Back in December, I blogged about a new vaccine that sounded pretty exciting. It was developed by the Walter Reed Army Institute of Research (WRAIR) and showed positive results in animal models.

The exciting thing is it is designed around a soccer-ball-shaped molecule to which could be attached a whole bunch of different spike proteins from different variants. Your immune system would react to all of them providing you universal protection.

Human clinical trials were starting at the time I wrote the blog, and I've been unable to determine the status. An undated posting I found said they were in their third month and still needed participants. Now the study is no longer listed on their clinical trials recruiting page. So either they have all the participants they need or are done with the trial. If I learn any more about it I will update.

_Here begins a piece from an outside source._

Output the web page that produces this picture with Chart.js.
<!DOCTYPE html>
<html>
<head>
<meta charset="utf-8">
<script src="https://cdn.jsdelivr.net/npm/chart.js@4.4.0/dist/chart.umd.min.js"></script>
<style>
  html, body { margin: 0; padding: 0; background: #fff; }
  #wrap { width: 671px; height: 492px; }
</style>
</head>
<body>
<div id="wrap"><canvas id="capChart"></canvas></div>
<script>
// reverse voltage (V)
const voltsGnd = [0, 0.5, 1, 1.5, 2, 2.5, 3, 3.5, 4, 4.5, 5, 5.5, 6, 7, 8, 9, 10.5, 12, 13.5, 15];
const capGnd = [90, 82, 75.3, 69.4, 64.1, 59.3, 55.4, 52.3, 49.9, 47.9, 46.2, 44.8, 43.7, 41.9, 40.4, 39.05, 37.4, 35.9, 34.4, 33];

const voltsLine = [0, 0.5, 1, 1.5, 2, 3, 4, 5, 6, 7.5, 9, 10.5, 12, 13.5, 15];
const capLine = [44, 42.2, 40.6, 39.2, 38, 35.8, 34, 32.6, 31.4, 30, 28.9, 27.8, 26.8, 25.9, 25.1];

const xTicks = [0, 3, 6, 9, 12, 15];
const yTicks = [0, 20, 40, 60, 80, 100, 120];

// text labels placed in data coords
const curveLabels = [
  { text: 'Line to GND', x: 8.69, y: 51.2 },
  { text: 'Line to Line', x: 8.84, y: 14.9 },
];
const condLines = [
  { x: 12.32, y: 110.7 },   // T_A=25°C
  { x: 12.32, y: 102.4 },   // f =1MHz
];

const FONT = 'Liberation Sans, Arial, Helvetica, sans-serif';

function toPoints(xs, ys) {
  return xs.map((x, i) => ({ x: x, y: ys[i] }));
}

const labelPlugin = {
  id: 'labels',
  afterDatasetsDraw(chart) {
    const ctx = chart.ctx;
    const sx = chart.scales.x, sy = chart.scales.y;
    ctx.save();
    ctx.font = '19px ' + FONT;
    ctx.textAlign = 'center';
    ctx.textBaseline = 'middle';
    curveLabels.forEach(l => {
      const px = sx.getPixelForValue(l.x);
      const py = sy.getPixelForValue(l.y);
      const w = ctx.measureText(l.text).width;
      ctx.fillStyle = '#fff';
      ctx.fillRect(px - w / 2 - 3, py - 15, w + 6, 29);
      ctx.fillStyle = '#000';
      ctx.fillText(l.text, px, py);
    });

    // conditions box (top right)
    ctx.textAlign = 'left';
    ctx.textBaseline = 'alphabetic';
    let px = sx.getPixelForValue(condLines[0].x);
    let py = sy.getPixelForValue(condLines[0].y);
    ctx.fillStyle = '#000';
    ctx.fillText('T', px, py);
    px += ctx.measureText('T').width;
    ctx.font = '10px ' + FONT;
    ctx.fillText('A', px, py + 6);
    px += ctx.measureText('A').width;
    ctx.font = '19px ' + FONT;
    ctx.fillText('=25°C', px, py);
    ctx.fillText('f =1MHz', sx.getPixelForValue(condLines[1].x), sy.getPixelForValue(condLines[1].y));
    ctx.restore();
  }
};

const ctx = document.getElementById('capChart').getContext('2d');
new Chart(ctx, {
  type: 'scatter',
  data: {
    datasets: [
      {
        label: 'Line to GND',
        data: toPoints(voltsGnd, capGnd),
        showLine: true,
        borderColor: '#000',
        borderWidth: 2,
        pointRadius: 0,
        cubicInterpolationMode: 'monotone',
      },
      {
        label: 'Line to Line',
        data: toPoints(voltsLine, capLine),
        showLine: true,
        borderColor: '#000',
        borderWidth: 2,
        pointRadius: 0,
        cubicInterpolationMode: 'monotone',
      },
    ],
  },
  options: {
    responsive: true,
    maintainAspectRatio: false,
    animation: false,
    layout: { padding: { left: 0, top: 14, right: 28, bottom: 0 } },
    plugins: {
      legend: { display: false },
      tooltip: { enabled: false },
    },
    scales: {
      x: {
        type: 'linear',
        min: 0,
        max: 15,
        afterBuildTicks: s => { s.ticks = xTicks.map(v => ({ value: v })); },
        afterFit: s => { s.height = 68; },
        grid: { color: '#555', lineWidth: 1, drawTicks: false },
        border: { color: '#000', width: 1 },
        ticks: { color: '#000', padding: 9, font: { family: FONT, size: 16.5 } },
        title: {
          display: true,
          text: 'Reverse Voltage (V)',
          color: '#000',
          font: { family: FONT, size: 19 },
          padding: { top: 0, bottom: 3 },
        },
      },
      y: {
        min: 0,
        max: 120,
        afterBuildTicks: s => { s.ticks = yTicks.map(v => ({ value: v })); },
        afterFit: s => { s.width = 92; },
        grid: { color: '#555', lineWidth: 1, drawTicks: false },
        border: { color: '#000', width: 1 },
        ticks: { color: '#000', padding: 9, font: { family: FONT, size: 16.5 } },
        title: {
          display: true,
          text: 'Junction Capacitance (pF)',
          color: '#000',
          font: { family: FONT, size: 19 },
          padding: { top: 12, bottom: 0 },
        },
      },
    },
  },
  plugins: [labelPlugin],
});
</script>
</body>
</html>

Anyway, it may become obsolete because researchers have reported the discovery of a new antibody called SP1-77 that will protect from all known strains. It works in a slightly different way than existing vaccines.

All of the existing vaccines generate antibodies that attach to the receptor binding domains of the virus's spike proteins. A lot of the mutation of the virus is in these areas, giving it the potential to evade immune defenses developed from vaccination and/or infection. This is why the updated boosters available now were reformulated to match the current Omicron variants that are dominating infections.

But SP1-77 does not work in the same way. It attaches to a different part of the spike protein necessary for the virus to fuse with cells and inject its payload.  

More imporat, "SP1-77 binds the spike protein at a site that so far has not been mutated in any variant, and it neutralizes these variants by a novel mechanism,” notes one of the researchers involved in the study, Dr. Thomas Kirchhausen of Boston Children's Hospital.

Of course, the fact that it hasn't mutated yet don't mean it never will. But now that infections rates have dropped maybe it will be possible to take the virus by surprise and knock it down before it has a chance to evolve a way to evade SP1-77.